New to Fly fishing steelhead??

I have fly fished for trout in lakes a few years ago. My rod has since broke. It was a cheap combo. I went steelhead fishing last weekend and now want to try it with a fly rod. I would like any and all info from rods to reels to line and flies. I live in Camas and will be fishing the North fork of the lewis and the Kalama and my be the Toutle. My brother just bought a drift boat so we plan on using it alot. I also know a few people that live on the Klickitat. Please help.
Hi Josh -
I think by searching the forums you'll find a good deal of information. I believe a 8wt or 9wt rod is what you'll be needing. TFO rods have very good reviews here and are probably the best bang for your buck. The second best thing to searchign the forums is to visit your local fly fishing shop, they'll explain everything to you and make suggestions.
Good luck!
You are entering a great, trying experience. So here we go, rod should be what feels the best since this is the piece of equitment most left up to feel. Try as many as possible before buying, remember you will often have to deal with wind so a faster action usually is best. Reel should be a large arbor so to pick up as much line as possible when the fish runs straight at you, which it will. Also be sure the reel is light enough that casting all day long will not waste your arm. Line should get down quick, I like the teeny 200, just me but it has out performed any other line I have used. You will get too many suggestions for flies, so here is mine: anything purple and black no matter what time of year. Should have good action. Good luck and report back on what you decided and how it works.

John Hicks

Owner and operator of Sea Run Pursuits
Do a search on this site for Steelhead and you will know more than you can ever have hoped to learn. Some of the guys on this site are a who's who of steelhead fishing on the fly.
One of the quickest ways to shorten the learning curve is by hiring a guide.
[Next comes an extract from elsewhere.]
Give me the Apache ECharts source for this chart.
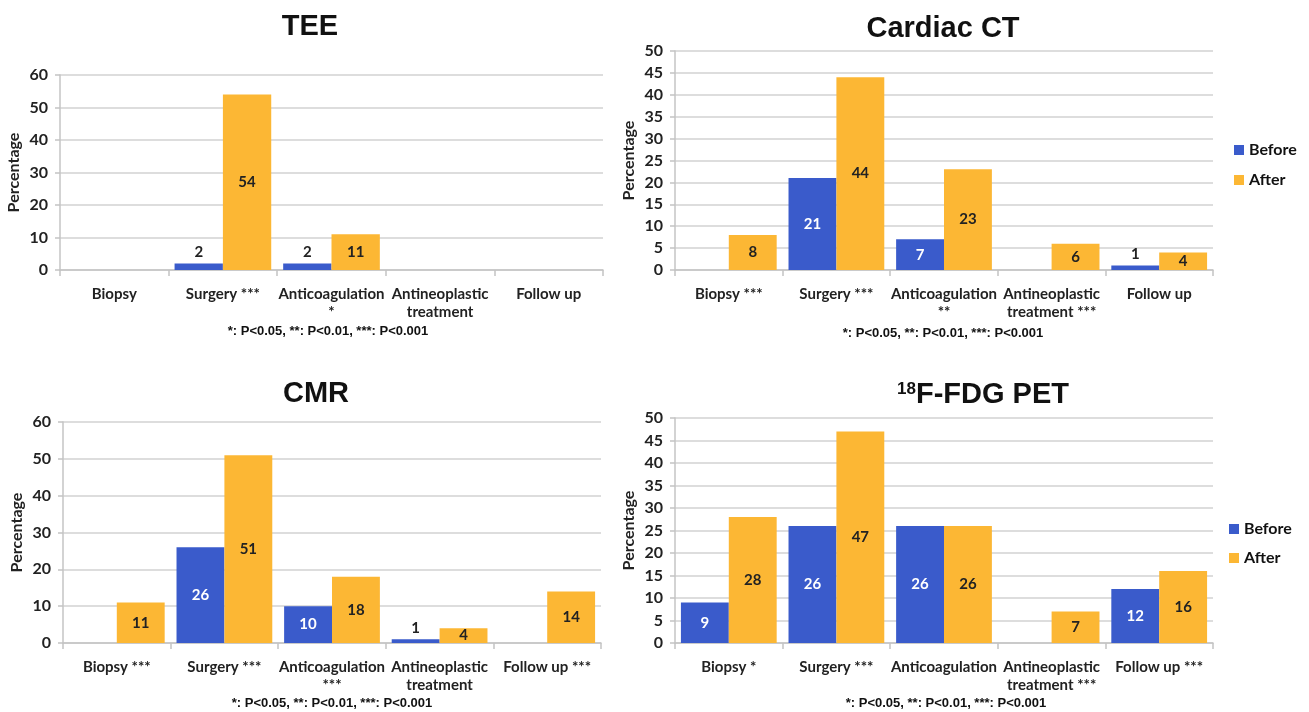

Find a guide who will teach you what it takes to be a successful steelhead fisherman. If you're fortunate you may already have, or be able to find, a fly fishing mentor who'll take you under their wing and help you learn. There are also guides who offer "steelhead schools" which are less expensive than a two on one guided trip, but are in group settings. Also, the Sandy River Spey Clave and the Clearwater Spey Clave have a wealth of information with many incredible fishermen offering hands on instruction, in most cases, for free.
Take care,
There are a few things you need to think about as you look.
Do you want to fish for Steelhead in the SUmmer or Winter? Or do you want to compromise and get a set up for both?
Do you want to try Spey casting or single handed? WIth the boat, are you going to fish from it or use it as transport down the river to fish from bank?
How hardcore do you think you will get? Starting out with a less expensive steelhead rod can be a good thing or getting something a little more higher end can be good? I bought the first cheap steelhead spey combo that came by. And Its allright, but after just a couple of seasons I need to plunk down more money to upgrade. So I really will spend even more in my attempt to save money. Learn from my mistakes.

So try some rods and think about what you believe you might be needing from a rod. Obviously its hard to see into the future, but knowing what waters you will be hitting primarily is a good start.
To keep it simple: A 9- to 10-foot, 7 or 8-wt. rod, with a floating line and a fast sinking tip line on an extra reel spool will cover most situations (and also equip you for heavy-duty trout and inshore salmon). For flies, a selection of No. 4 and 6 light-wire and heavy-wire hooks, plus a few smaller and larger. Get a lot of blacks and purples; some oranges and reds. Specific patterns aren't important. Your odds will always be long, but better around dawn and dusk, on overcast days. Above all, practice stealth; you can't catch a steelhead that's afraid of you.